En considérant les projections de T&E sur le mix électrique européen en 2030, soit une intensité carbone de 179 gCO2e/kWh, la réduction des émissions serait de -66% pour l’électrique et -53% pour l’hydrogène comparé à un scénario 100% diesel. Avec le mix énergétique polonais en 2030 (493 gCO2/kWh) ces valeurs seraient respectivement -44% et +8% et de -75% et -80% avec le mix suédois (37 gCO2/kWh). On voit alors tout l’intérêt de réduire l’intensité carbone de la production d’électricité, en particulier dans le cas d’un scénario où l’hydrogène prendrait une place importante.
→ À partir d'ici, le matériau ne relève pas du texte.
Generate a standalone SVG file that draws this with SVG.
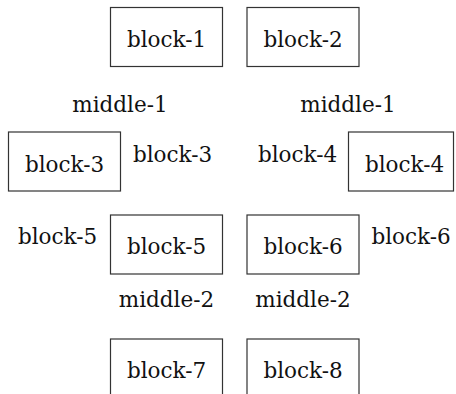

Les véhicules électriques à pile à combustible ont également un coût initial plus élevé, un coût de maintenance plus élevé de 20 à 30% (contrôles d'étanchéité et de corrosion) et moins d'infrastructures de ravitaillement, car les camions électriques à batterie bénéficient des retombées de l'industrie des voitures particulières électriques en termes d'infrastructure et de baisse du prix des batteries. Ainsi, les TCO (Total Costs of Ownership) des BET sont plus faibles que ceux des FCET sur les trajets inférieurs à 800 km. Les BET faisant moins de 400 km par trajet arriveraient même à parité avec les camions diesel avant 2025 sans subventions. En revanche sur les trajets de l’ordre du millier de km, les FCET ont un clair avantage et pourraient arriver à parité avec les diesel d’ici les années 2030 mais cela demanderait un fort soutien de la part de l’Europe et une accélération dès aujourd’hui du développement de ces technologies. Ainsi, les BET seront probablement favorisés sur les segments où ils peuvent être déployés, en commençant par les plus petits segments de distance. Les FCET eux, seraient alors déployés pour décarboner le reste de l’activité du secteur.
La décarbonation du fret routier en Europe fera prochainement l’objet d’un rapport détaillé de Zenon, en collaboration avec le Kearney Energy Transition Institute.